## BEGIN

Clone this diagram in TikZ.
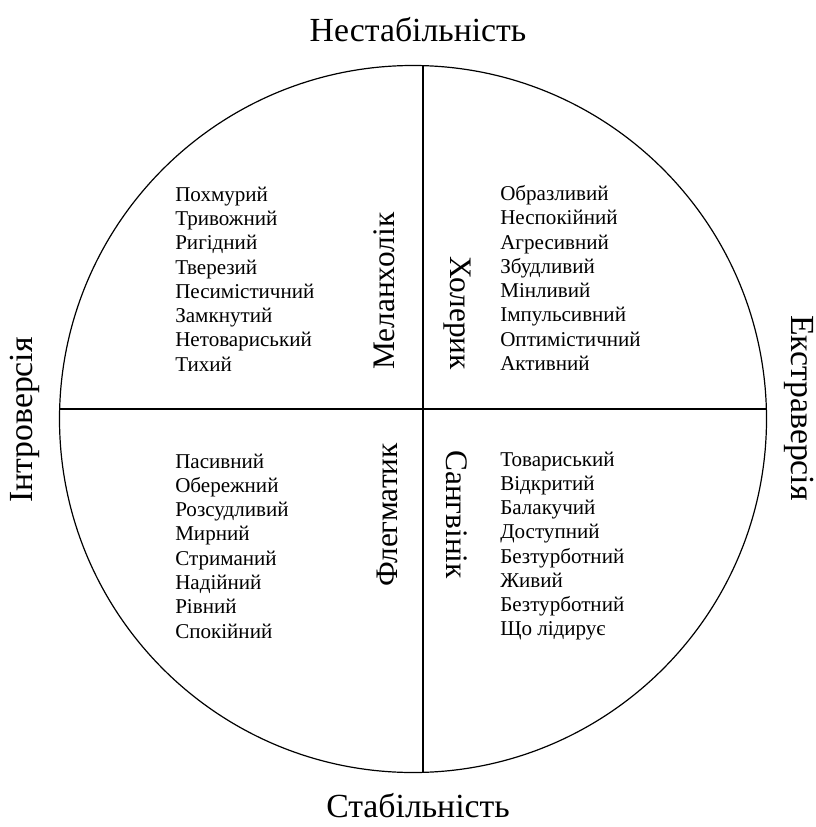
\documentclass[tikz,border=0pt]{standalone}
\usepackage{fontspec}
\setmainfont{Liberation Serif}
\usetikzlibrary{positioning}

\begin{document}
\begin{tikzpicture}[x=0.75pt,y=-0.75pt,
    axislabel/.style={font=\fontsize{25.3}{29}\selectfont, inner sep=0pt},
    typelabel/.style={font=\fontsize{23.5}{27}\selectfont, inner sep=0pt},
    traits/.style={font=\fontsize{15.8}{18.2}\selectfont, align=left, anchor=west, inner sep=0pt}]
    \useasboundingbox (0,0) rectangle (816,827);
    \draw[line width=0.9pt] (413,419) circle (353.5);
    \coordinate (top) at (423,65.6);
    \coordinate (bottom) at (423,772.4);
    \coordinate (left) at (59.6,409);
    \coordinate (right) at (766.4,409);
    \draw[line width=0.9pt] (top) -- (bottom);
    \draw[line width=0.9pt] (left) -- (right);
    % axis labels
    \node[axislabel] (unstable) at (418,30) {Нестабільність};
    \node[axislabel] (stable) at (418,806) {Стабільність};
    \node[axislabel, rotate=90] (intro) at (25,420) {Інтроверсія};
    \node[axislabel, rotate=-90] (extra) at (799,408) {Екстраверсія};
    % temperaments
    \node[typelabel, rotate=90, anchor=west] (melan) at (384,370) {Меланхолік};
    \node[typelabel, rotate=-90, anchor=east] (chol) at (457,370) {Холерик};
    \node[typelabel, rotate=90, anchor=east] (phleg) at (387,443) {Флегматик};
    \node[typelabel, rotate=-90, anchor=west] (sang) at (457,450) {Сангвінік};
    % traits
    \node[traits] (melantraits) at (175,279) {Похмурий\\Тривожний\\Ригідний\\Тверезий\\Песимістичний\\Замкнутий\\Нетовариський\\Тихий};
    \node[traits] (choltraits) at (500,278) {Образливий\\Неспокійний\\Агресивний\\Збудливий\\Мінливий\\Імпульсивний\\Оптимістичний\\Активний};
    \node[traits] (phlegtraits) at (175,546) {Пасивний\\Обережний\\Розсудливий\\Мирний\\Стриманий\\Надійний\\Рівний\\Спокійний};
    \node[traits] (sangtraits) at (500,546) {Товариський\\Відкритий\\Балакучий\\Доступний\\Безтурботний\\Живий\\Безтурботний\\Що лідирує};
\end{tikzpicture}
\end{document}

## END

▶ [Given exercise]:
Write the listing out a second time exactly, dropping all images.

▶ [Result below]:
Clone this diagram in TikZ.
\documentclass[tikz,border=0pt]{standalone}
\usepackage{fontspec}
\setmainfont{Liberation Serif}
\usetikzlibrary{positioning}

\begin{document}
\begin{tikzpicture}[x=0.75pt,y=-0.75pt,
    axislabel/.style={font=\fontsize{25.3}{29}\selectfont, inner sep=0pt},
    typelabel/.style={font=\fontsize{23.5}{27}\selectfont, inner sep=0pt},
    traits/.style={font=\fontsize{15.8}{18.2}\selectfont, align=left, anchor=west, inner sep=0pt}]
    \useasboundingbox (0,0) rectangle (816,827);
    \draw[line width=0.9pt] (413,419) circle (353.5);
    \coordinate (top) at (423,65.6);
    \coordinate (bottom) at (423,772.4);
    \coordinate (left) at (59.6,409);
    \coordinate (right) at (766.4,409);
    \draw[line width=0.9pt] (top) -- (bottom);
    \draw[line width=0.9pt] (left) -- (right);
    % axis labels
    \node[axislabel] (unstable) at (418,30) {Нестабільність};
    \node[axislabel] (stable) at (418,806) {Стабільність};
    \node[axislabel, rotate=90] (intro) at (25,420) {Інтроверсія};
    \node[axislabel, rotate=-90] (extra) at (799,408) {Екстраверсія};
    % temperaments
    \node[typelabel, rotate=90, anchor=west] (melan) at (384,370) {Меланхолік};
    \node[typelabel, rotate=-90, anchor=east] (chol) at (457,370) {Холерик};
    \node[typelabel, rotate=90, anchor=east] (phleg) at (387,443) {Флегматик};
    \node[typelabel, rotate=-90, anchor=west] (sang) at (457,450) {Сангвінік};
    % traits
    \node[traits] (melantraits) at (175,279) {Похмурий\\Тривожний\\Ригідний\\Тверезий\\Песимістичний\\Замкнутий\\Нетовариський\\Тихий};
    \node[traits] (choltraits) at (500,278) {Образливий\\Неспокійний\\Агресивний\\Збудливий\\Мінливий\\Імпульсивний\\Оптимістичний\\Активний};
    \node[traits] (phlegtraits) at (175,546) {Пасивний\\Обережний\\Розсудливий\\Мирний\\Стриманий\\Надійний\\Рівний\\Спокійний};
    \node[traits] (sangtraits) at (500,546) {Товариський\\Відкритий\\Балакучий\\Доступний\\Безтурботний\\Живий\\Безтурботний\\Що лідирує};
\end{tikzpicture}
\end{document}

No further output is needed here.